____ Input for this task

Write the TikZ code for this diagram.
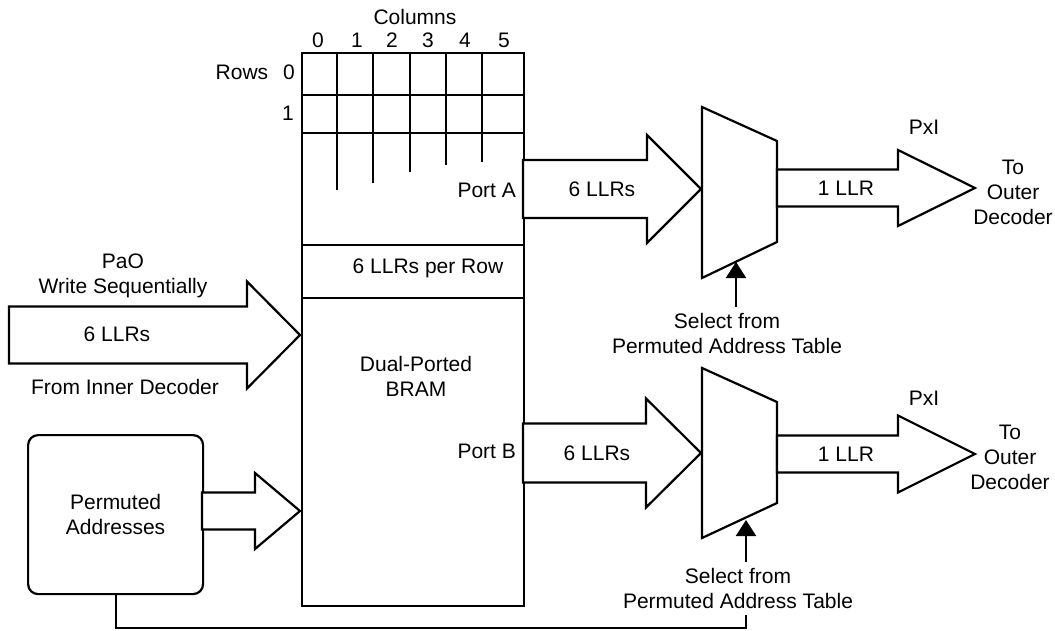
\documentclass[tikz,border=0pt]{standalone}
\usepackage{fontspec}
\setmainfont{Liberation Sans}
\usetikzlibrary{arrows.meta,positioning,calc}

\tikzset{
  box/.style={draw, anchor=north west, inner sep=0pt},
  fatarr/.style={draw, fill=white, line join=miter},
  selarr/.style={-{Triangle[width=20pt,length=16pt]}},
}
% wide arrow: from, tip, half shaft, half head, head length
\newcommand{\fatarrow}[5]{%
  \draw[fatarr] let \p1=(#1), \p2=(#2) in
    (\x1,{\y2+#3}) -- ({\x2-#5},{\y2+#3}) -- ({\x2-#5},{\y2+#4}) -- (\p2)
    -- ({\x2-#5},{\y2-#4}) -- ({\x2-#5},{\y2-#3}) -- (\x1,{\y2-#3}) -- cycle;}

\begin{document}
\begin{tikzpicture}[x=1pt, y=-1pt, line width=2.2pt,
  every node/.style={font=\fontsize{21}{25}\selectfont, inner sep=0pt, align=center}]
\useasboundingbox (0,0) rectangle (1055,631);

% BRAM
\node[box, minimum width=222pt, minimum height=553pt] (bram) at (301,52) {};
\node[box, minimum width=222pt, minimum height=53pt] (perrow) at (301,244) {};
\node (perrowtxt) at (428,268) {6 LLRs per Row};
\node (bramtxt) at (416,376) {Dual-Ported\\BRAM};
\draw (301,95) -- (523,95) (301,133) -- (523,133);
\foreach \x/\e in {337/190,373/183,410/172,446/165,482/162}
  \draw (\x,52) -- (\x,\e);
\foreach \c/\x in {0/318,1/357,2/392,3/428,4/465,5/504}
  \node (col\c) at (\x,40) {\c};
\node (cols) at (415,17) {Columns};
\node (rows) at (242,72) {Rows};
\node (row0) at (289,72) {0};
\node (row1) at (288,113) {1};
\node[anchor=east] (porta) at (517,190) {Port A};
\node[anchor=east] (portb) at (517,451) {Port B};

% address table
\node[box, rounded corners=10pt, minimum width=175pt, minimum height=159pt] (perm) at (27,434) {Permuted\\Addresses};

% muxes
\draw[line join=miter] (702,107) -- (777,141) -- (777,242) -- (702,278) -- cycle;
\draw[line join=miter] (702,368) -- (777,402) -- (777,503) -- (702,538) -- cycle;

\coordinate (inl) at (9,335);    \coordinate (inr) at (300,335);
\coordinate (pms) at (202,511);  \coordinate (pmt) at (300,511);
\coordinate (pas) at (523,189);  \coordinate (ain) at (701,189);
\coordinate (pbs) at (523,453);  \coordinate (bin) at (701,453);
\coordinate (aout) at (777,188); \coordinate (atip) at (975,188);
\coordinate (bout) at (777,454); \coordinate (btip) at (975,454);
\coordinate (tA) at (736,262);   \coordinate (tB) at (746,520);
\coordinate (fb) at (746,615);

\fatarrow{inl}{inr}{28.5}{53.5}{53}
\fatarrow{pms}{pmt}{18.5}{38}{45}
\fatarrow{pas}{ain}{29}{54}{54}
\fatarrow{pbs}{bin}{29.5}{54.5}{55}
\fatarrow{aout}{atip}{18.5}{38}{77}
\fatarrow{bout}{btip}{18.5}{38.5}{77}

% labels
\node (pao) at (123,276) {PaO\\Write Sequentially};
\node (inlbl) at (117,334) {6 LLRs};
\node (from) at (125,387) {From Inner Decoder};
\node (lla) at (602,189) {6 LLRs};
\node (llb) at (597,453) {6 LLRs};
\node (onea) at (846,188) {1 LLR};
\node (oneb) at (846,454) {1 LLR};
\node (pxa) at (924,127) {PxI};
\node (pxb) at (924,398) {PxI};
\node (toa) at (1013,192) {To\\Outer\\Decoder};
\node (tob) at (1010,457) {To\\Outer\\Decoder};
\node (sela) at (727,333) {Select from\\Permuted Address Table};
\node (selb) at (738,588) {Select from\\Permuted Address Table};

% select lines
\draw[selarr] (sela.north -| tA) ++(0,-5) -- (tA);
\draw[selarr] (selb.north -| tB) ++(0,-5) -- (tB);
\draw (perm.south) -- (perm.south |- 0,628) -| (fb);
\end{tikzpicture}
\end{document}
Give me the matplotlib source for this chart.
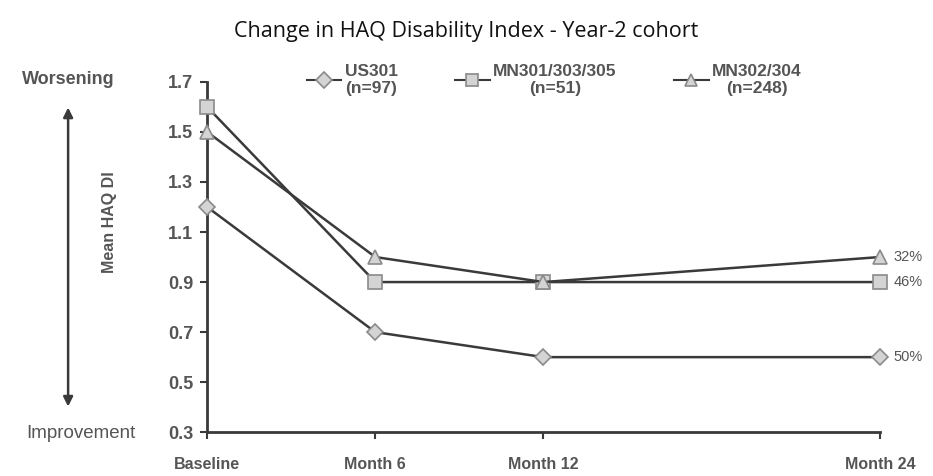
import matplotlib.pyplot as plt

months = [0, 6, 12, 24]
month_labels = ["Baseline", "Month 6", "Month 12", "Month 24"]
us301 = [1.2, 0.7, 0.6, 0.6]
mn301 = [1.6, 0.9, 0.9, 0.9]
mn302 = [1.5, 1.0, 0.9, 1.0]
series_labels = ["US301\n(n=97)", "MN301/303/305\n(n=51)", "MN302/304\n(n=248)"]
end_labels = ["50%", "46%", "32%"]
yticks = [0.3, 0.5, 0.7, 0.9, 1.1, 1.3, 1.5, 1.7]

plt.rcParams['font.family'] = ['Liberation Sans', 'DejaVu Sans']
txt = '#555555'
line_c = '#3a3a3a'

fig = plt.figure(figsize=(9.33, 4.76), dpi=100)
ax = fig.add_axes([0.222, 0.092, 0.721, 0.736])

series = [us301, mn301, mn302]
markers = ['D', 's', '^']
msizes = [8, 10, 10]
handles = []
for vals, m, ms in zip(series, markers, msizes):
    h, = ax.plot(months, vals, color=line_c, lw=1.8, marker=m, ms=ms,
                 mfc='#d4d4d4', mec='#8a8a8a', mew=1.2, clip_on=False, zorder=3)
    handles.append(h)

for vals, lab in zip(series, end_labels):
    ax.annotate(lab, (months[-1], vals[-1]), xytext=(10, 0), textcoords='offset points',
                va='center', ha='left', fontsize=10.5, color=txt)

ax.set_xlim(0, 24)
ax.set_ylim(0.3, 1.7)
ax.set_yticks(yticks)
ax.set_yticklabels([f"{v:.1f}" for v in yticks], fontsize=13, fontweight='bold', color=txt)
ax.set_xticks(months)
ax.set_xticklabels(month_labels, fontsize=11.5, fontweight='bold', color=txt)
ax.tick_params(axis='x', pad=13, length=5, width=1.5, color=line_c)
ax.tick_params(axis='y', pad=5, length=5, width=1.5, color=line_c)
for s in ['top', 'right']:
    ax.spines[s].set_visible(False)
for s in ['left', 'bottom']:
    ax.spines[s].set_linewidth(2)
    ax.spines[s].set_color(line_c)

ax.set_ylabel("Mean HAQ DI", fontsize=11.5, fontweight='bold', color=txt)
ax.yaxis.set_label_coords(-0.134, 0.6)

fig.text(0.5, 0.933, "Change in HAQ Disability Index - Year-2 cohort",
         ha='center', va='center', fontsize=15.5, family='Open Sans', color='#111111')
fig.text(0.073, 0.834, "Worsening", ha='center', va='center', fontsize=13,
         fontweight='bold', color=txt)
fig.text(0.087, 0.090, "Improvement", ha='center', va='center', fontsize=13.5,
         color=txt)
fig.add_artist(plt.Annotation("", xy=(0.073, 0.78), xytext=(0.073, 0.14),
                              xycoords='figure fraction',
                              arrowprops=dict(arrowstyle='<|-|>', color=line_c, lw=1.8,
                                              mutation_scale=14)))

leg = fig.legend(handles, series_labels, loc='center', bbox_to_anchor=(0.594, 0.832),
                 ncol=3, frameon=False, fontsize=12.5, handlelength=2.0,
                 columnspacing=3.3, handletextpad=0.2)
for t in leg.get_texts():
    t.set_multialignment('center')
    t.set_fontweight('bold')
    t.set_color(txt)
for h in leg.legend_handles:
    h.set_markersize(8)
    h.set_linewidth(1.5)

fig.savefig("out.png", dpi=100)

________

#### Task requirements:
Leave out the pictures and transcribe the entries above exactly.

#### Problem solution:
Write the TikZ code for this diagram.
\documentclass[tikz,border=0pt]{standalone}
\usepackage{fontspec}
\setmainfont{Liberation Sans}
\usetikzlibrary{arrows.meta,positioning,calc}

\tikzset{
  box/.style={draw, anchor=north west, inner sep=0pt},
  fatarr/.style={draw, fill=white, line join=miter},
  selarr/.style={-{Triangle[width=20pt,length=16pt]}},
}
% wide arrow: from, tip, half shaft, half head, head length
\newcommand{\fatarrow}[5]{%
  \draw[fatarr] let \p1=(#1), \p2=(#2) in
    (\x1,{\y2+#3}) -- ({\x2-#5},{\y2+#3}) -- ({\x2-#5},{\y2+#4}) -- (\p2)
    -- ({\x2-#5},{\y2-#4}) -- ({\x2-#5},{\y2-#3}) -- (\x1,{\y2-#3}) -- cycle;}

\begin{document}
\begin{tikzpicture}[x=1pt, y=-1pt, line width=2.2pt,
  every node/.style={font=\fontsize{21}{25}\selectfont, inner sep=0pt, align=center}]
\useasboundingbox (0,0) rectangle (1055,631);

% BRAM
\node[box, minimum width=222pt, minimum height=553pt] (bram) at (301,52) {};
\node[box, minimum width=222pt, minimum height=53pt] (perrow) at (301,244) {};
\node (perrowtxt) at (428,268) {6 LLRs per Row};
\node (bramtxt) at (416,376) {Dual-Ported\\BRAM};
\draw (301,95) -- (523,95) (301,133) -- (523,133);
\foreach \x/\e in {337/190,373/183,410/172,446/165,482/162}
  \draw (\x,52) -- (\x,\e);
\foreach \c/\x in {0/318,1/357,2/392,3/428,4/465,5/504}
  \node (col\c) at (\x,40) {\c};
\node (cols) at (415,17) {Columns};
\node (rows) at (242,72) {Rows};
\node (row0) at (289,72) {0};
\node (row1) at (288,113) {1};
\node[anchor=east] (porta) at (517,190) {Port A};
\node[anchor=east] (portb) at (517,451) {Port B};

% address table
\node[box, rounded corners=10pt, minimum width=175pt, minimum height=159pt] (perm) at (27,434) {Permuted\\Addresses};

% muxes
\draw[line join=miter] (702,107) -- (777,141) -- (777,242) -- (702,278) -- cycle;
\draw[line join=miter] (702,368) -- (777,402) -- (777,503) -- (702,538) -- cycle;

\coordinate (inl) at (9,335);    \coordinate (inr) at (300,335);
\coordinate (pms) at (202,511);  \coordinate (pmt) at (300,511);
\coordinate (pas) at (523,189);  \coordinate (ain) at (701,189);
\coordinate (pbs) at (523,453);  \coordinate (bin) at (701,453);
\coordinate (aout) at (777,188); \coordinate (atip) at (975,188);
\coordinate (bout) at (777,454); \coordinate (btip) at (975,454);
\coordinate (tA) at (736,262);   \coordinate (tB) at (746,520);
\coordinate (fb) at (746,615);

\fatarrow{inl}{inr}{28.5}{53.5}{53}
\fatarrow{pms}{pmt}{18.5}{38}{45}
\fatarrow{pas}{ain}{29}{54}{54}
\fatarrow{pbs}{bin}{29.5}{54.5}{55}
\fatarrow{aout}{atip}{18.5}{38}{77}
\fatarrow{bout}{btip}{18.5}{38.5}{77}

% labels
\node (pao) at (123,276) {PaO\\Write Sequentially};
\node (inlbl) at (117,334) {6 LLRs};
\node (from) at (125,387) {From Inner Decoder};
\node (lla) at (602,189) {6 LLRs};
\node (llb) at (597,453) {6 LLRs};
\node (onea) at (846,188) {1 LLR};
\node (oneb) at (846,454) {1 LLR};
\node (pxa) at (924,127) {PxI};
\node (pxb) at (924,398) {PxI};
\node (toa) at (1013,192) {To\\Outer\\Decoder};
\node (tob) at (1010,457) {To\\Outer\\Decoder};
\node (sela) at (727,333) {Select from\\Permuted Address Table};
\node (selb) at (738,588) {Select from\\Permuted Address Table};

% select lines
\draw[selarr] (sela.north -| tA) ++(0,-5) -- (tA);
\draw[selarr] (selb.north -| tB) ++(0,-5) -- (tB);
\draw (perm.south) -- (perm.south |- 0,628) -| (fb);
\end{tikzpicture}
\end{document}
Give me the matplotlib source for this chart.
import matplotlib.pyplot as plt

months = [0, 6, 12, 24]
month_labels = ["Baseline", "Month 6", "Month 12", "Month 24"]
us301 = [1.2, 0.7, 0.6, 0.6]
mn301 = [1.6, 0.9, 0.9, 0.9]
mn302 = [1.5, 1.0, 0.9, 1.0]
series_labels = ["US301\n(n=97)", "MN301/303/305\n(n=51)", "MN302/304\n(n=248)"]
end_labels = ["50%", "46%", "32%"]
yticks = [0.3, 0.5, 0.7, 0.9, 1.1, 1.3, 1.5, 1.7]

plt.rcParams['font.family'] = ['Liberation Sans', 'DejaVu Sans']
txt = '#555555'
line_c = '#3a3a3a'

fig = plt.figure(figsize=(9.33, 4.76), dpi=100)
ax = fig.add_axes([0.222, 0.092, 0.721, 0.736])

series = [us301, mn301, mn302]
markers = ['D', 's', '^']
msizes = [8, 10, 10]
handles = []
for vals, m, ms in zip(series, markers, msizes):
    h, = ax.plot(months, vals, color=line_c, lw=1.8, marker=m, ms=ms,
                 mfc='#d4d4d4', mec='#8a8a8a', mew=1.2, clip_on=False, zorder=3)
    handles.append(h)

for vals, lab in zip(series, end_labels):
    ax.annotate(lab, (months[-1], vals[-1]), xytext=(10, 0), textcoords='offset points',
                va='center', ha='left', fontsize=10.5, color=txt)

ax.set_xlim(0, 24)
ax.set_ylim(0.3, 1.7)
ax.set_yticks(yticks)
ax.set_yticklabels([f"{v:.1f}" for v in yticks], fontsize=13, fontweight='bold', color=txt)
ax.set_xticks(months)
ax.set_xticklabels(month_labels, fontsize=11.5, fontweight='bold', color=txt)
ax.tick_params(axis='x', pad=13, length=5, width=1.5, color=line_c)
ax.tick_params(axis='y', pad=5, length=5, width=1.5, color=line_c)
for s in ['top', 'right']:
    ax.spines[s].set_visible(False)
for s in ['left', 'bottom']:
    ax.spines[s].set_linewidth(2)
    ax.spines[s].set_color(line_c)

ax.set_ylabel("Mean HAQ DI", fontsize=11.5, fontweight='bold', color=txt)
ax.yaxis.set_label_coords(-0.134, 0.6)

fig.text(0.5, 0.933, "Change in HAQ Disability Index - Year-2 cohort",
         ha='center', va='center', fontsize=15.5, family='Open Sans', color='#111111')
fig.text(0.073, 0.834, "Worsening", ha='center', va='center', fontsize=13,
         fontweight='bold', color=txt)
fig.text(0.087, 0.090, "Improvement", ha='center', va='center', fontsize=13.5,
         color=txt)
fig.add_artist(plt.Annotation("", xy=(0.073, 0.78), xytext=(0.073, 0.14),
                              xycoords='figure fraction',
                              arrowprops=dict(arrowstyle='<|-|>', color=line_c, lw=1.8,
                                              mutation_scale=14)))

leg = fig.legend(handles, series_labels, loc='center', bbox_to_anchor=(0.594, 0.832),
                 ncol=3, frameon=False, fontsize=12.5, handlelength=2.0,
                 columnspacing=3.3, handletextpad=0.2)
for t in leg.get_texts():
    t.set_multialignment('center')
    t.set_fontweight('bold')
    t.set_color(txt)
for h in leg.legend_handles:
    h.set_markersize(8)
    h.set_linewidth(1.5)

fig.savefig("out.png", dpi=100)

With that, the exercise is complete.